As a consequence the opposition to our present nationalistic imperialism is tending to change from a merely negative attitude to a positive programme for an imperialism at once humane, democratic and international. It is an imperialism, the ideal of which is to safe-guard the interests of the natives, to prepare them for self-government and to carry on this process not by competition and war between the interested nations but by mutual agreements for a common benefit. The present cruelties and dangers are to be avoided. The nations are to unite in a joint, higher imperialism.

It is this ideal which is to-day informing some of the leading minds of Europe, an ideal which will convert the competitive imperialistic strivings of rival nations into a joint and beneficent rule of countries demonstrably incapable of ruling themselves by a group of nations acting in the interest of the world. Such a pooling of claims is admittedly difficult and is likely to be opposed by immense vested interests of classes and nations. It is this problem of a joint imperialism, the solution of which alone stands between Europe and the continuance of bitter strife and war.

[[1]] The profits from imperialism are only a part of the profits from foreign investment. In an economic sense, England, France, Germany, Holland and Belgium own parts of the United States, and the profits of the Pennsylvania Railroad go largely to Europe as do the profits of Egyptian railways. There is this difference: the United States retains control of the physical property, and can, if it wishes, tax these incomes out of existence, while Egypt can not.

[[2]] "'If social democracy is not yet in power, it has already a position of influence which carries certain obligations. Its word weighs very heavily in the scale.'"—Edward Bernstein, "Die Voraussetzungen des Sozialismus," p. 145, quoted by Jane T. Stoddart. "The New Socialism," New York and London, p. 156.
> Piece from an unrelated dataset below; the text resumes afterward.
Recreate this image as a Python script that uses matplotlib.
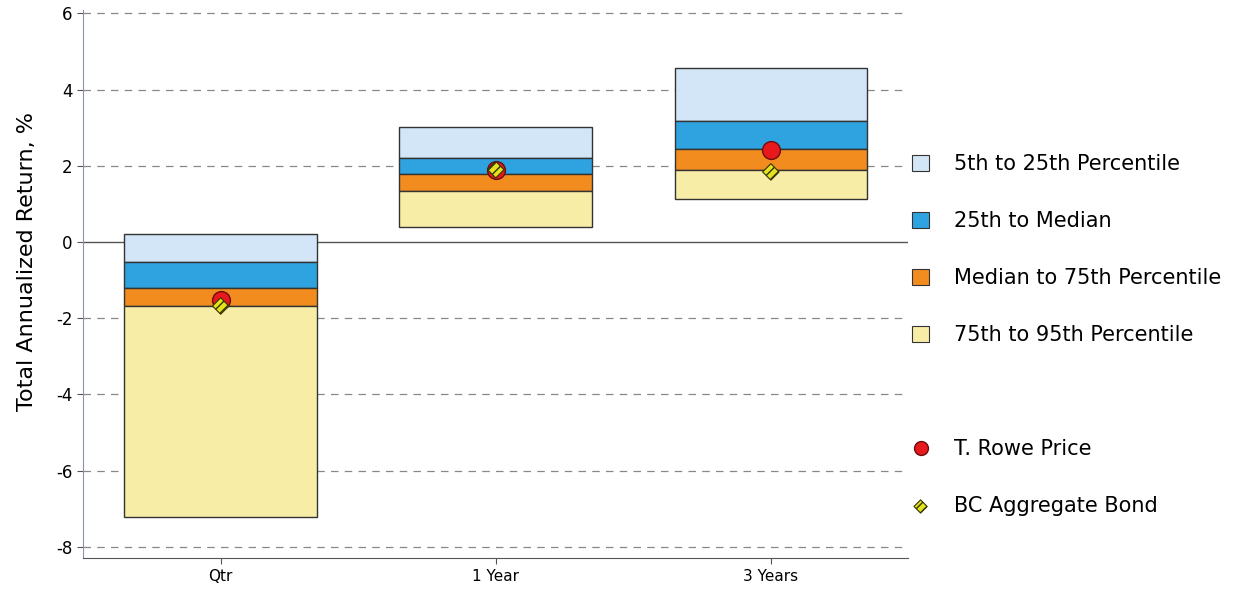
import matplotlib
matplotlib.use("Agg")
import matplotlib.pyplot as plt
from matplotlib.patches import Patch
from matplotlib.lines import Line2D
import numpy as np

# periods and percentile boundaries (top -> bottom: 5th, 25th, median, 75th, 95th)
periods = ["Qtr", "1 Year", "3 Years"]
p5 = [0.21, 3.01, 4.58]
p25 = [-0.52, 2.21, 3.18]
p50 = [-1.20, 1.78, 2.45]
p75 = [-1.68, 1.34, 1.89]
p95 = [-7.22, 0.39, 1.12]
trowe = [-1.53, 1.90, 2.41]
bc_agg = [-1.68, 1.90, 1.84]

band_labels = ["5th to 25th Percentile", "25th to Median",
               "Median to 75th Percentile", "75th to 95th Percentile"]
band_colors = ["#d3e6f7", "#2ea3e0", "#f28c1e", "#f8eda6"]

plt.rcParams['font.family'] = ['DejaVu Sans']
plt.rcParams['axes.unicode_minus'] = False
fig = plt.figure(figsize=(12.41, 5.93), dpi=100)
ax = fig.add_axes([0.067, 0.0587, 0.665, 0.925])

x = np.arange(len(periods))
w = 0.70
tops = [p5, p25, p50, p75]
bots = [p25, p50, p75, p95]
for i in range(4):
    hi = np.array(tops[i])
    lo = np.array(bots[i])
    ax.bar(x, hi - lo, bottom=lo, width=w, color=band_colors[i],
           edgecolor="#333333", linewidth=1.0, zorder=3)

ax.scatter(x, trowe, s=165, marker="o", color="#e8191c", edgecolor="#6b0d0d",
           linewidth=1.0, zorder=5)
ax.scatter(x, bc_agg, s=70, marker="D", color="#e4e31e", edgecolor="#333300",
           linewidth=0.8, hatch="////", zorder=6)

ax.set_xlim(-0.5, 2.5)
ax.set_ylim(-8.3, 6.1)
ax.set_yticks(np.arange(-8, 7, 2))
ax.set_xticks(x)
ax.set_xticklabels(periods, fontsize=11)
ax.tick_params(axis="y", labelsize=12, length=4, color="#555555")
ax.tick_params(axis="x", length=4, color="#555555")
for yv in np.arange(-8, 7, 2):
    if yv == 0:
        ax.axhline(0, color="#555555", linewidth=1.0, zorder=2)
    else:
        ax.axhline(yv, color="#888888", linewidth=0.9, linestyle=(0, (6, 5)), zorder=1)

for s in ["top", "right"]:
    ax.spines[s].set_visible(False)
ax.spines["left"].set_color("#8a93a8")
ax.spines["bottom"].set_color("#555555")
ax.set_ylabel("Total Annualized Return, %", fontsize=16)
ax.yaxis.set_label_coords(-0.056, 0.54)

handles = [Patch(facecolor=c, edgecolor="#333333", linewidth=0.8) for c in band_colors]
labels = list(band_labels)
handles.append(Line2D([], [], linestyle="none"))
labels.append(" ")
handles.append(Line2D([], [], linestyle="none", marker="o", markersize=10,
                      markerfacecolor="#e8191c", markeredgecolor="#6b0d0d"))
labels.append("T. Rowe Price")
bc_handle = ax.scatter([], [], s=45, marker="D", color="#e4e31e",
                       edgecolor="#333300", linewidth=0.8, hatch="////")
handles.append(bc_handle)
labels.append("BC Aggregate Bond")

fig.legend(handles, labels, loc="upper left", bbox_to_anchor=(0.720, 0.772),
           frameon=False, fontsize=15, handlelength=0.8, handleheight=0.8,
           labelspacing=1.78, handletextpad=1.2, scatterpoints=1)

fig.savefig("out.png", dpi=100)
[[3]] Quoted by William English Walling, "The Socialists and the War," New York, 1915, p. 19.

[[4]] "The improvement of the lot of the workers has as a necessary condition the prosperity of the industrial development; the ruin of commerce and industry would encompass their own ruin. In a speech delivered at Stuttgart, Mr. Wolfgang Heine, a socialist member of the Reichstag, declared that 'the economic solidarity of the nation exists despite all antagonism of interest between the classes, and that if the German fatherland were conquered, the workers would suffer like the employers and even more than these.'" "The alliance between trade union socialism and military imperialism was manifested for the first time at the Stuttgart (International Socialist) Congress in 1907. The majority of German delegates, composed above all of trade union representatives, were opposed to the Marxist resolution condemning colonial wars."—"L'imperialisme des socialistes allemands," La Révue, vol. cxii. Paris, 1915.

[[5]] In their admirable "History of Trade Unionism" Sidney and Beatrice Webb ascribe the rapid increase in the growth and power of British trade unions after 1850 in large part to the development of British commerce and industry. "This success we attribute mainly to the spread of education among the rank and file, and the more practical counsels which began, after 1842, to influence the Trade Union world. But we must not overlook the effect of economic changes. The period between 1825 and 1848 (in which "magnificent hopes ended in bitter disillusionment") was remarkable for the frequency and acuteness of its commercial depressions. From 1850 industrial expansion was for many years both greater and steadier than in any previous period."